The last few months have been a fairly decent game of dodgeball. J and I have been thrown so many different things and yet it seemed that he was conquering so many things. Each ball that was thrown at us was caught. Baby’s game. He’s been going to therapy for about 5 weeks now and has improved so much that I think I started feeling a little cocky. Sure, there were a few setbacks, but for the most part, he was kicking butt and taking names. This whole SPD thing had nothin’ on MY little guy.
Naturally, it’s times like those (y’know, those times when you think you’ve conquered something in a freakishly short amount of time earning you a place in some kind of medical journal…yeah, those times) when you somewhat deserve to take a giant rubber ball right in the gut. I was hit pretty hard today and the mask was taken off. I looked at my teammate and realized he’s not catching all the balls but is desperately dodging them, just to stay in the game.

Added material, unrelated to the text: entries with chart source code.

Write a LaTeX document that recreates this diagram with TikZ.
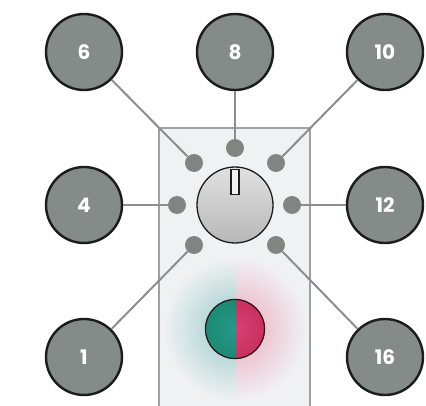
\documentclass[tikz,border=0pt]{standalone}
\usepackage{fontspec}
\setmainfont{Poppins}
\definecolor{panelfill}{RGB}{240,241,243}
\definecolor{panelline}{RGB}{160,162,162}
\definecolor{bigfill}{RGB}{133,139,136}
\definecolor{bigline}{RGB}{28,28,28}
\definecolor{dotfill}{RGB}{128,133,130}
\definecolor{wire}{RGB}{140,142,142}
\definecolor{ledteal}{RGB}{27,138,114}
\definecolor{ledtealc}{RGB}{40,152,140}
\definecolor{ledpink}{RGB}{200,48,92}
\definecolor{ledpinkc}{RGB}{212,66,118}
\definecolor{glowteal}{RGB}{150,200,198}
\definecolor{glowpink}{RGB}{234,168,188}
\begin{document}
\begin{tikzpicture}[x=1pt,y=-1pt,
  bignode/.style={circle, draw=bigline, line width=2.4pt, fill=bigfill, minimum size=76pt, inner sep=0pt,
    text=white, font=\fontsize{20}{20}\selectfont\bfseries},
  dotnode/.style={circle, fill=dotfill, minimum size=18pt, inner sep=0pt},
  wireline/.style={draw=wire, line width=2pt}]
\useasboundingbox (0,0) rectangle (426,406);
% panel
\fill[panelfill] (159,128) rectangle (310,412);
% glow
\begin{scope}
  \clip (160,129) rectangle (235,406);
  \shade[inner color=glowteal, outer color=panelfill] (235,329) circle (72);
\end{scope}
\begin{scope}
  \clip (235,129) rectangle (309,406);
  \shade[inner color=glowpink, outer color=panelfill] (235,329) circle (72);
\end{scope}
\draw[panelline, line width=2pt] (159,412) -- (159,128) -- (310,128) -- (310,412);
% big circles
\node[bignode] (n6) at (84,52) {6};
\node[bignode] (n8) at (235,52) {8};
\node[bignode] (n10) at (385,52) {10};
\node[bignode] (n4) at (84,205) {4};
\node[bignode] (n12) at (385,205) {12};
\node[bignode] (n1) at (84,357) {1};
\node[bignode] (n16) at (385,357) {16};
% dots
\node[dotnode] (d8) at (235,148) {};
\node[dotnode] (d6) at (194,163) {};
\node[dotnode] (d10) at (276,163) {};
\node[dotnode] (d4) at (177,205) {};
\node[dotnode] (d12) at (292,205) {};
\node[dotnode] (d1) at (194,245) {};
\node[dotnode] (d16) at (276,245) {};
% wires
\draw[wireline] (n6) -- (d6);
\draw[wireline] (n8) -- (d8);
\draw[wireline] (n10) -- (d10);
\draw[wireline] (n4) -- (d4);
\draw[wireline] (n12) -- (d12);
\draw[wireline] (n1) -- (d1);
\draw[wireline] (n16) -- (d16);
% knob
\node[circle, minimum size=76pt, inner sep=0pt, draw=bigline, line width=1.3pt,
  top color=white!88!black, bottom color=white!72!black] (knob) at (235,205) {};
\node[rectangle, draw=bigline, line width=1.2pt, fill=white!94!black, minimum width=8pt, minimum height=25pt,
  inner sep=0pt, anchor=north] (ind) at (235,169) {};
% LED
\begin{scope}
  \clip (205,299) rectangle (235,359);
  \shade[inner color=ledtealc, outer color=ledteal] (235,329) circle (30);
\end{scope}
\begin{scope}
  \clip (235,299) rectangle (265,359);
  \shade[inner color=ledpinkc, outer color=ledpink] (235,329) circle (30);
\end{scope}
\node[circle, draw=bigline, line width=1.2pt, minimum size=59pt, inner sep=0pt] (led) at (235,329) {};
\end{tikzpicture}
\end{document}
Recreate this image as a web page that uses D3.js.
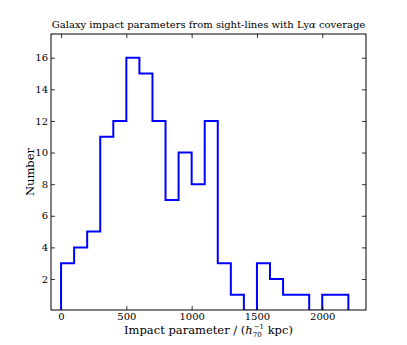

Transitions, of course, are difficult for J so I do my best to make them as less “transition-y” as possible. Unfortunately, when he spends every other weekend at his dad’s, that’s a transition you can’t do much about. His school and I both expect a rough adjustment period come Monday morning. Usually, by Tuesday, he’s adjusted and life goes on. Usually. Last night, J told me he hated me. Although this was a first, I tried not to take it too personally since his hatred was seemingly stemming from the fact that I was insisting it was time for bed. (I’m assuming when he gets older, accepting that he “hates” me for not letting him do something stupid as a teenager will feel similar.) I was upset by the fact that he seemed so angry, however. We’ve had many discussions about the word “hate” and it is something I’ve done my best to discourage using.
Today, I found myself in a daze while sitting in the director’s office at his preschool. She was telling me about this “Wild Thing” (seriously, all I could do was picture J in Max’s wolf costume) that was biting his friends, actually hit his best friend, scratched her, and kicked his teacher. As she continued, I didn’t want to believe that she was talking about my well-adapting son. I didn’t want to believe it, but in the time I was sitting there, could hear him randomly shouting in the next room. As we were leaving, he ran up to his friend, stood 2 inches from her face and yelled “GOODBYEEEEE!” as loud as he could. Yup, the wolf costume was definitely on. Dealing with anger is a new thing for J. About a year and a half ago, he expressed some anger, but that quickly subsided where it wasn’t a concern. Now, it’s certainly a concern and one I’m not sure how to deal with. His frustrations are easily set off and I took a chance on having him doing a cutting and coloring activity tonight. After that and some brush therapy (and a little heavy “lifting” to drag his toys into his room), things settled down amazingly well. He was able to calmly follow directions and went to bed without a hitch. Mission accomplished, right?
Nope. I then spent the next 30 minutes blankly staring at a textbook, not being able to concentrate on anything else other than J’s anger. I realized I don’t know as much as I thought I did about any of this and there is nothing more frustrating than seeing your son dodging frantically, and you’re unable to help. I feel helpless and to have that feeling concerning the ONE person you feel you should be able to help is right up there in the “worst feelings in the world” department. I’m thankful that something brought me back to reality, but wish I could have all the answers so I could just make everything all better.